(Dataset rows)
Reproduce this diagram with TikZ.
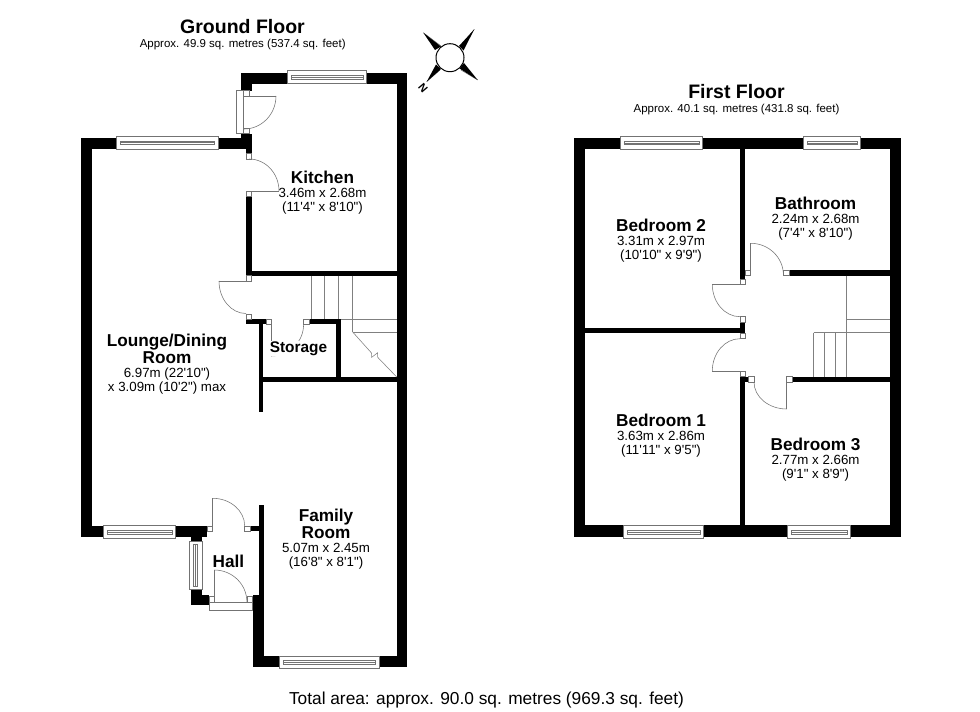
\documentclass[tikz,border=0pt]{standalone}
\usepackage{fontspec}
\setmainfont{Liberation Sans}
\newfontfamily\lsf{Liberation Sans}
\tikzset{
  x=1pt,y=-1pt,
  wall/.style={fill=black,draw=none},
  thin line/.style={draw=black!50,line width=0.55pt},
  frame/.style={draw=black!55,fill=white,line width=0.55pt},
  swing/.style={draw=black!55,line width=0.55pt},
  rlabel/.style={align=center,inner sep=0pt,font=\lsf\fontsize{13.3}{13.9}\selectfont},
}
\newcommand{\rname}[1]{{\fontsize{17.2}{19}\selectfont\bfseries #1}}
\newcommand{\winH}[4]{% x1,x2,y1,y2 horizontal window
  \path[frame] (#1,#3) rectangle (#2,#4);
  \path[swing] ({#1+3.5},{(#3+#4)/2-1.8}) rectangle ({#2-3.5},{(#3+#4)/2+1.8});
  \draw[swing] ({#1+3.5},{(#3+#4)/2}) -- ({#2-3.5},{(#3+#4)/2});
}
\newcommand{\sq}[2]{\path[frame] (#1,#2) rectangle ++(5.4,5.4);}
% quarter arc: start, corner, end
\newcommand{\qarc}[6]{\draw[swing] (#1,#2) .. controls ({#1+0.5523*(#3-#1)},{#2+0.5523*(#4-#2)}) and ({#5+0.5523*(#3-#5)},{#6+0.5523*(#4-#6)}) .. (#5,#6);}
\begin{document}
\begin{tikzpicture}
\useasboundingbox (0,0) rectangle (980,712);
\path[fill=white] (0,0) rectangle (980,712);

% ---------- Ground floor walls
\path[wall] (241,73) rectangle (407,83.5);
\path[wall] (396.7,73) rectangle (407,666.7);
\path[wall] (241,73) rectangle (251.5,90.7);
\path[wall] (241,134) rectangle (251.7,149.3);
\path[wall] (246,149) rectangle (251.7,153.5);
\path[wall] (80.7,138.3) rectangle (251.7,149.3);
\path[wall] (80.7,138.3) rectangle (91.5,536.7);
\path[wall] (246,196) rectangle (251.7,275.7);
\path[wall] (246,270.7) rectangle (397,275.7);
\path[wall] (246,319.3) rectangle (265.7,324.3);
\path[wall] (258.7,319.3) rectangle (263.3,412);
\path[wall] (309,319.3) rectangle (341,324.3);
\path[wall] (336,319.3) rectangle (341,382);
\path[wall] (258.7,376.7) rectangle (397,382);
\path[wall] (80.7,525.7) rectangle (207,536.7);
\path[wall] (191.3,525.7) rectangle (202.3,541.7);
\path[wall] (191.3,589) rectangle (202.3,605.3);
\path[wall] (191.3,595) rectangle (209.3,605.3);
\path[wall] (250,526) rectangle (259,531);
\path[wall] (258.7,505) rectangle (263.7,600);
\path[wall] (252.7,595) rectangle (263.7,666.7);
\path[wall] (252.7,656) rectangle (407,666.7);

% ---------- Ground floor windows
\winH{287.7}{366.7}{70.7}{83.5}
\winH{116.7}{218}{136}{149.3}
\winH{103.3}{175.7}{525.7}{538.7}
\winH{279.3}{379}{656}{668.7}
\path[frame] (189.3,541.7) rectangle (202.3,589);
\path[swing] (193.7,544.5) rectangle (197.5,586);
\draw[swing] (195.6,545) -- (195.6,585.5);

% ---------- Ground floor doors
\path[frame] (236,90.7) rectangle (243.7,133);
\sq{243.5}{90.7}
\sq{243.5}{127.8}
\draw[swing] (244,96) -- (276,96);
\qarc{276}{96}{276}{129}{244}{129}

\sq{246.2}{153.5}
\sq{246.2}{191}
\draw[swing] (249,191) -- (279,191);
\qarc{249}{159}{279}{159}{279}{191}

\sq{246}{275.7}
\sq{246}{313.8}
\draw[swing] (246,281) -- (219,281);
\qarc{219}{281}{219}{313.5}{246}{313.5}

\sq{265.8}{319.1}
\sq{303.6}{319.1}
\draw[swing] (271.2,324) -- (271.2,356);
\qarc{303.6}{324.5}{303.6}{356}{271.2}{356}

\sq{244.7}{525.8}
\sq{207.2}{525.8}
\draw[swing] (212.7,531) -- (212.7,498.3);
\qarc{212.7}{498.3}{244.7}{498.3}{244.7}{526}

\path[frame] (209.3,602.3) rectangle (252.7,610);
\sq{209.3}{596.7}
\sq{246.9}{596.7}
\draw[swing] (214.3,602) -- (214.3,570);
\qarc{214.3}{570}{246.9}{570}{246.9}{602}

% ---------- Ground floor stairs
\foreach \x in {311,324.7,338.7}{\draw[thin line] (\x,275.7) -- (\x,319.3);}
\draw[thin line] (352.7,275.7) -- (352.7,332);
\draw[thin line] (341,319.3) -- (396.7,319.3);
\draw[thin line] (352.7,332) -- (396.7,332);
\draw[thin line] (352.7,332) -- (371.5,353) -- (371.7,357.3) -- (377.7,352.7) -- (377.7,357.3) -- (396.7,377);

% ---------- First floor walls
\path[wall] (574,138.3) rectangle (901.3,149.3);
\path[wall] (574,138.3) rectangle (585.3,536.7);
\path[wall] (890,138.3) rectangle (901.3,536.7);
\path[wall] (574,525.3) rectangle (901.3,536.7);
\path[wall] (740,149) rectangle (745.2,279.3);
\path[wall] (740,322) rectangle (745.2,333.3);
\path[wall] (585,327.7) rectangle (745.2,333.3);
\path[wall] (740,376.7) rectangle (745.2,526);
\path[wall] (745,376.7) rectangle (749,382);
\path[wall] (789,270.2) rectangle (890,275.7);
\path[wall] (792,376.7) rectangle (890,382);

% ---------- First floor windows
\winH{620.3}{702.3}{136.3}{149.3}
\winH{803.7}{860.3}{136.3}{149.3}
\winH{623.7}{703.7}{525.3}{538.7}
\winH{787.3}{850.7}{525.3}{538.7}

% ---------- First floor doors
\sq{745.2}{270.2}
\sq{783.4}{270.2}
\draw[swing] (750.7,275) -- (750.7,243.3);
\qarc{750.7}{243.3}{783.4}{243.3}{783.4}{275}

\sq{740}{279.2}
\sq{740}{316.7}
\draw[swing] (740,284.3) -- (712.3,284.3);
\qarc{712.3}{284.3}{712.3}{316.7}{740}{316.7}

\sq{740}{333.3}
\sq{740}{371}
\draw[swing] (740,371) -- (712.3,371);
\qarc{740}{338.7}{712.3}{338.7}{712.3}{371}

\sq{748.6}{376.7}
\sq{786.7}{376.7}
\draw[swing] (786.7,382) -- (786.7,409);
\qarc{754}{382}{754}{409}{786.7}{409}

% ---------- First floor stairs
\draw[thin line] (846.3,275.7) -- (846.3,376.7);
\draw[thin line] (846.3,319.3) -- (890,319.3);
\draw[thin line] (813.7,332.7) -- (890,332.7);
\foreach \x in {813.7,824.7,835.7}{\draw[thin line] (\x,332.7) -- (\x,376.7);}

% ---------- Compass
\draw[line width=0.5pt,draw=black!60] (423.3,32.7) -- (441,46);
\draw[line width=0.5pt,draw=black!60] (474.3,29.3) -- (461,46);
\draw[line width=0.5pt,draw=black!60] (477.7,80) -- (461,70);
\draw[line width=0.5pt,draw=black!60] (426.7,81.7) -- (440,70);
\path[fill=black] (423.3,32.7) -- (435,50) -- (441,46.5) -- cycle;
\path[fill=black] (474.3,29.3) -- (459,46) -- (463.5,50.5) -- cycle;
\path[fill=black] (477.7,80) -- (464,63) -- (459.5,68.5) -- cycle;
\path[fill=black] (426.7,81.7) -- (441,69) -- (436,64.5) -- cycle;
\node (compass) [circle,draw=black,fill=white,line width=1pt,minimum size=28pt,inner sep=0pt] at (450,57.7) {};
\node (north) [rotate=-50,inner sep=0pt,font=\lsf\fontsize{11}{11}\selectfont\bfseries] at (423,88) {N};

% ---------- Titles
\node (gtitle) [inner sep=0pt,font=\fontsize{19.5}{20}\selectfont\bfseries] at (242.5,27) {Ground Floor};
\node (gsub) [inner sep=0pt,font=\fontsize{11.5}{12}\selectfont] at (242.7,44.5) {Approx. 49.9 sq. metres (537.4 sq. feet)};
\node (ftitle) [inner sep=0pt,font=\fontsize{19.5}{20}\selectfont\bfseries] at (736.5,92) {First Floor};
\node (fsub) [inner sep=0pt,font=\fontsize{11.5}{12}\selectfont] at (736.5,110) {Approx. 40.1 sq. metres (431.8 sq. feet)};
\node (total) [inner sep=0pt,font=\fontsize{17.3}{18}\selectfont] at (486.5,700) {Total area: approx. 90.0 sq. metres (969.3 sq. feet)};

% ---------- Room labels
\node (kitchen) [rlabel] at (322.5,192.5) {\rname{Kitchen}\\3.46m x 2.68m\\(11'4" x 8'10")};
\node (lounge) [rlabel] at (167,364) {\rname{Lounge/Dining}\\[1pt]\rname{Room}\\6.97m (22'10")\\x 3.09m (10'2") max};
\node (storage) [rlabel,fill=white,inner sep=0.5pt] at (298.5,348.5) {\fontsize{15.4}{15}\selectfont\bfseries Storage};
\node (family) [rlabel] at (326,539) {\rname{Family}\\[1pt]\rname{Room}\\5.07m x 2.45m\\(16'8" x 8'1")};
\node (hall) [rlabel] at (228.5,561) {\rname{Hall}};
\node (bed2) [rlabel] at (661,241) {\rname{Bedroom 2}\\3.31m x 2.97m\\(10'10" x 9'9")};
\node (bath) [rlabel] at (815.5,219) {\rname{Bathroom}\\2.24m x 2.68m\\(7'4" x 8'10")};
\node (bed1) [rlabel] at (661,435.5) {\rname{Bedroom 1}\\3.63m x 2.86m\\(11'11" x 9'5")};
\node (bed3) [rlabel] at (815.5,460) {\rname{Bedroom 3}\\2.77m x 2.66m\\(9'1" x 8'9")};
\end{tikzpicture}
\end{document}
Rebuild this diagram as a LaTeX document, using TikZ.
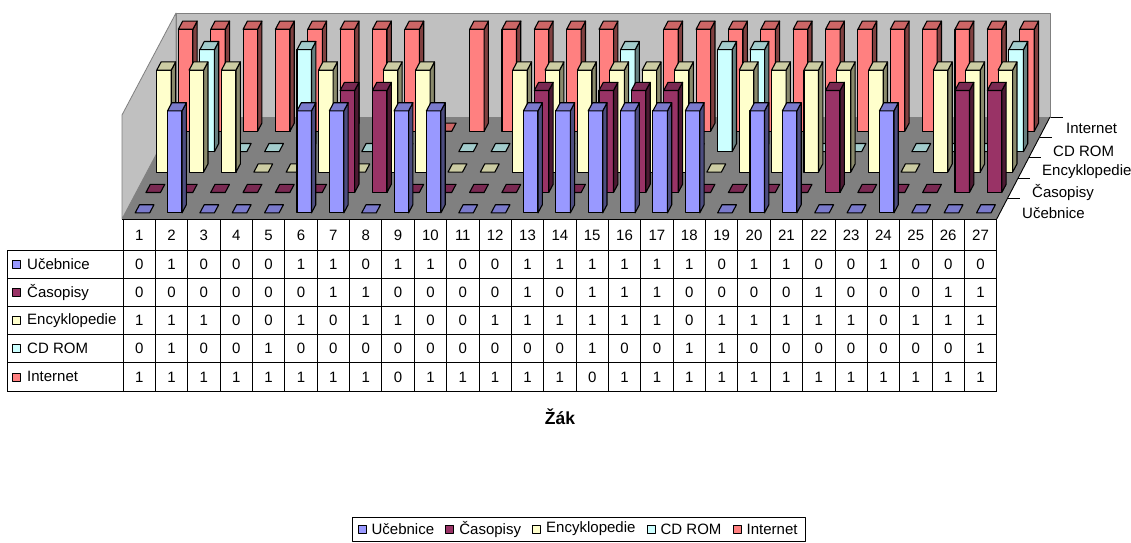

• [Work instructions]: Copy, word for word, the entries above from the first line to the line that holds "(252.7,656) rectangle (407,666.7);". Drop the pictures.

• [Task response]:
Reproduce this diagram with TikZ.
\documentclass[tikz,border=0pt]{standalone}
\usepackage{fontspec}
\setmainfont{Liberation Sans}
\newfontfamily\lsf{Liberation Sans}
\tikzset{
  x=1pt,y=-1pt,
  wall/.style={fill=black,draw=none},
  thin line/.style={draw=black!50,line width=0.55pt},
  frame/.style={draw=black!55,fill=white,line width=0.55pt},
  swing/.style={draw=black!55,line width=0.55pt},
  rlabel/.style={align=center,inner sep=0pt,font=\lsf\fontsize{13.3}{13.9}\selectfont},
}
\newcommand{\rname}[1]{{\fontsize{17.2}{19}\selectfont\bfseries #1}}
\newcommand{\winH}[4]{% x1,x2,y1,y2 horizontal window
  \path[frame] (#1,#3) rectangle (#2,#4);
  \path[swing] ({#1+3.5},{(#3+#4)/2-1.8}) rectangle ({#2-3.5},{(#3+#4)/2+1.8});
  \draw[swing] ({#1+3.5},{(#3+#4)/2}) -- ({#2-3.5},{(#3+#4)/2});
}
\newcommand{\sq}[2]{\path[frame] (#1,#2) rectangle ++(5.4,5.4);}
% quarter arc: start, corner, end
\newcommand{\qarc}[6]{\draw[swing] (#1,#2) .. controls ({#1+0.5523*(#3-#1)},{#2+0.5523*(#4-#2)}) and ({#5+0.5523*(#3-#5)},{#6+0.5523*(#4-#6)}) .. (#5,#6);}
\begin{document}
\begin{tikzpicture}
\useasboundingbox (0,0) rectangle (980,712);
\path[fill=white] (0,0) rectangle (980,712);

% ---------- Ground floor walls
\path[wall] (241,73) rectangle (407,83.5);
\path[wall] (396.7,73) rectangle (407,666.7);
\path[wall] (241,73) rectangle (251.5,90.7);
\path[wall] (241,134) rectangle (251.7,149.3);
\path[wall] (246,149) rectangle (251.7,153.5);
\path[wall] (80.7,138.3) rectangle (251.7,149.3);
\path[wall] (80.7,138.3) rectangle (91.5,536.7);
\path[wall] (246,196) rectangle (251.7,275.7);
\path[wall] (246,270.7) rectangle (397,275.7);
\path[wall] (246,319.3) rectangle (265.7,324.3);
\path[wall] (258.7,319.3) rectangle (263.3,412);
\path[wall] (309,319.3) rectangle (341,324.3);
\path[wall] (336,319.3) rectangle (341,382);
\path[wall] (258.7,376.7) rectangle (397,382);
\path[wall] (80.7,525.7) rectangle (207,536.7);
\path[wall] (191.3,525.7) rectangle (202.3,541.7);
\path[wall] (191.3,589) rectangle (202.3,605.3);
\path[wall] (191.3,595) rectangle (209.3,605.3);
\path[wall] (250,526) rectangle (259,531);
\path[wall] (258.7,505) rectangle (263.7,600);
\path[wall] (252.7,595) rectangle (263.7,666.7);
\path[wall] (252.7,656) rectangle (407,666.7);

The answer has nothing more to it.